Grant would have to learn to live his life with the injury. It was a challenged he never could have imagined. A year after the accident he undertook another challenge. He began training for an expedition to the South Pole – Antarctica. If successful, Grant would be the first spinal cord injured athlete to attempt to ski the South Pole.
While the physcial demands would be great there were other dangers to think of as well. Over the course of the 100 miles they would have to travel the elements would challenge even an able bodied man, but he would have the additional worries of falling, hypothermia from the -40 degree weather, frostbite as he cannot feel his feet, exhaustion, and mental challenges.
Grant saw this challenge as a sign that he had recovered fully from injury. In his mind, if he could do this what couldn’t he do? Also believed his attempt to do this would show himself and others what is possible.
For an able-bodied person this would be quite a feat to undertake. Amazing when you see how hard Grant has to work to move his sled just a few inches. And he did that for days on end and a hundred miles. Amazing!
As you might expect the visuals are great. Cinematography by Tom Day (Dynasty) is stunning at times. He really captures the sparse and harsh landscape of the South Pole at its finest.

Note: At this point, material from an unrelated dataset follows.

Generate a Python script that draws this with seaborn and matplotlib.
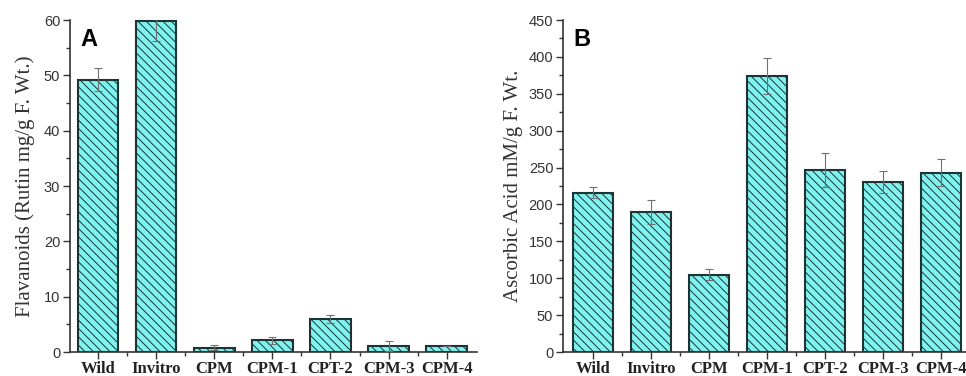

This is a documentary which is meant to be inspirational. It even ends with Grant taking the stage in a talk about his experiences and what humans are capable of if they put their minds to it. It, and he, implores us to live up to our potential. A window into Grant’s new endeavour as a motivational speaker is what we are left with. Wishing to show us that physical challenges are as much about our minds and the power there as what is demanded fo our bodies.
The film is available on Netflix and Amazon Prime.